PHILADELPHIA--Consumer advocates and industry representatives clashed yesterday over the role of regulators in insurance and debated the advantages of strong, effective regulation versus regulation that relies more on competition and market-based solutions.

Their differing views were exposed at the CPCU Society Annual Meeting and Seminars.

Travis Plunkett, legislative director of the Consumer Federation of America (CFA), argued regulation and competition should not be at odds with each other.

He said regulation and competition have the same goals: wide availability and good coverage at the lowest possible price, consistent with a fair return for insurers.

A recent CFA study, said Mr. Plunkett, found that states with effective regulatory regimes have accomplished this balancing act, and he cited California as an example. States with effective regulation, he said, have spurred competition, kept rates low and have resulted in profitable insurance companies.

Conversely, he said, states with weak regulatory regimes have seen more market concentration, higher rates and unjustifiable industry profits.

He said the study also found that in states that require pre-approval of rates, rates over the last 20 years have risen more slowly than states that do not require pre-approval. Pre-approval states also performed well in competitiveness and in generating profits for insurers, he added.

Mr. Plunkett stressed that both regulation and competition can be abused. Regulators' refusal to approve necessary rate increases over many years is regulatory abuse, he noted.

Insurers developing rating schemes that adversely affect lower-income consumers is abuse of competition, he said. As an example, he mentioned that in Florida, reinsurance costs that were passed through to consumers turned out to be five to ten times more than reinsurers' own internal models said they should be.

He also criticized the industry for not focusing on creative new ways to lower risks. He said the industry used to have a strong track record of this, but today it has moved toward the use of classes that do not allow consumers to take steps to improve safety and lower their rates. He cited credit scoring, education and occupation, and previous liability limits as examples.

John Lobert, senior vice president, State Government Relations for the Property Casualty Insurers Association of America (PCI), countered that less government involvement and healthy competition is a more effective way to regulate the industry.

He said when insurance regulation first came about, there were serious problems in insurance, such as companies that were not capitalized and agents selling policies that were not represented by any companies. Regulation was needed, he explained, to make sure promises were kept.

Today, though, Mr. Lobert said insurers are still viewed as "bad guys," and he called on regulators to stop viewing the industry that way. He said that no insurance company could succeed by having a reputation of mistreating policyholders.

Companies may get away with bad practices for a little while, he said, but they will quickly lose market share, agents and business. He conceded that the market does experience occasional hiccups, and sometimes there are bad individuals in the industry, but overall, he said insurance companies have nothing to gain by being bad guys.

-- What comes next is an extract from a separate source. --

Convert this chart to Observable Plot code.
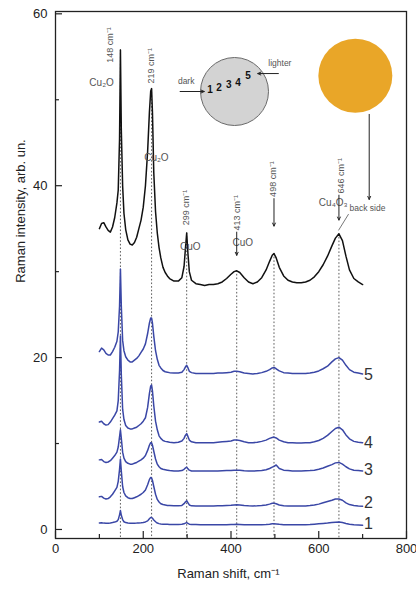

Regulators, Mr. Lobert said, should concentrate on making sure insurers fulfill their promises. Beyond that, he called a competitive marketplace the best regulator of price.

He said that much of the market dysfunction that does occur is because of actions by courts, legislators and regulators. These actions lead to sudden environmental liabilities, bad faith laws, or bad exposures that impact the industry, Mr. Lobert said.

Other panelists--including James Byrd, from the South Carolina Department of Insurance, and Tom Ahart, president of Ahart Frinzi and Smith, a New Jersey-based agency--supported market-based approaches to regulation by talking about how harmful overregulation adversely impacted the market in their respective states.

Insurers, they said, began to leave both states because of restrictive markets that imposed such rules as "take all comers," and, in New Jersey, an "excessive profits" law. They explained how encouraging competition and allowing companies to bring their rating strategies to the market led to more comprehensive coverage, lower rates and more choices for consumers.